48. Obviously, I have to assess the risk to the public, and I do so on the basis of all the evidence which I have considered, including my assessment of the claimant, which as I have already stated, was that he does not exhibit true remorse and was not an honest witness. In my judgement, as I have already indicated, this risk is significant and I consider that it is more likely than not that he will reoffend.
49. I also have to take account of both the revulsion which is rightly felt by the public towards people who offend as seriously and as often as this claimant has and also the deterrent effect which removing foreign criminal such as him will have on others.
50. Accordingly, I am satisfied that although the effect on the claimant's daughters (and his wife) would, at least initially, be detrimental, this could not properly be said to be "unduly harsh" in the circumstances of this case. The public interest in deporting this claimant is sufficiently large as to outweigh the effect on Ms Mo.. and her children by a large margin, such that the decision is entirely proportionate for Article 8 purposes.

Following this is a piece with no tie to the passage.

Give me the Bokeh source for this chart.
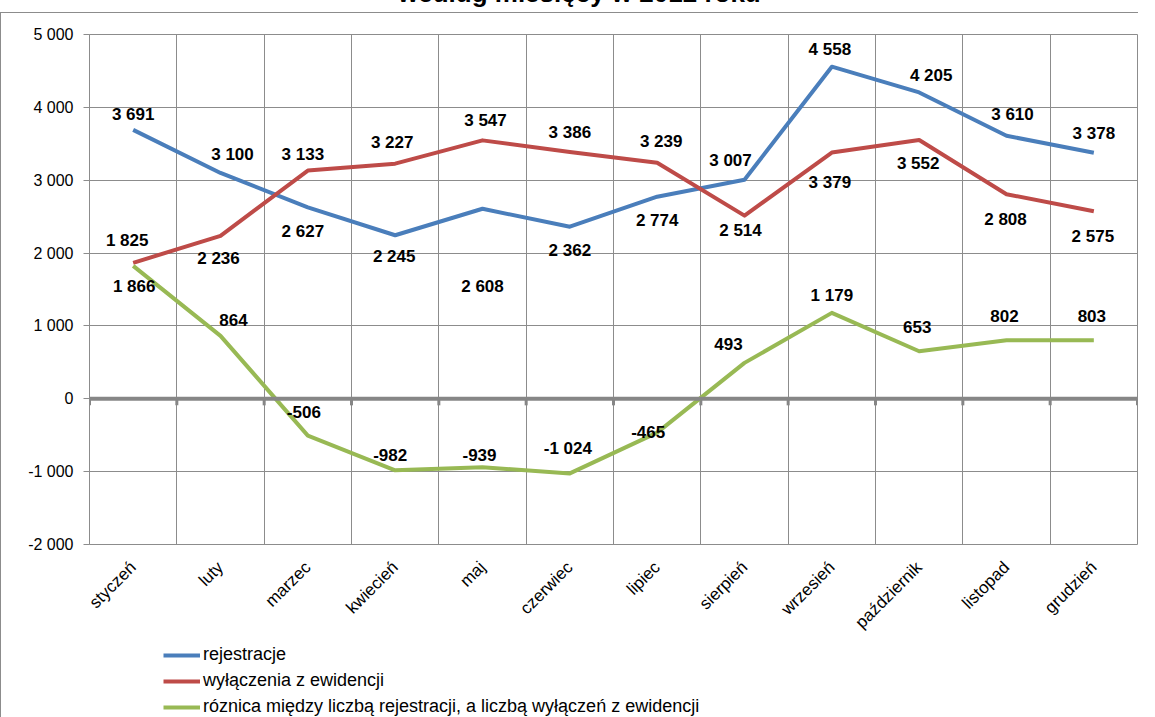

51. It follows that the claimant's appeal must be dismissed.
Decision
The decision of the First-tier Tribunal, allowing the claimant's appeal against the respondent's decision to deport him is set aside as containing a material error of law. The following decision is substituted:
The claimant's appeal is dismissed.



Direction Regarding Anonymity - Rule 14 of the Tribunal Procedure (Upper Tribunal) Rules 2008

Unless and until a Tribunal or court directs otherwise, the claimant is granted anonymity. No report of these proceedings shall directly or indirectly identify him or any member of their family. This direction applies both to the claimant and to the respondent. Failure to comply with this direction could lead to contempt of court proceedings.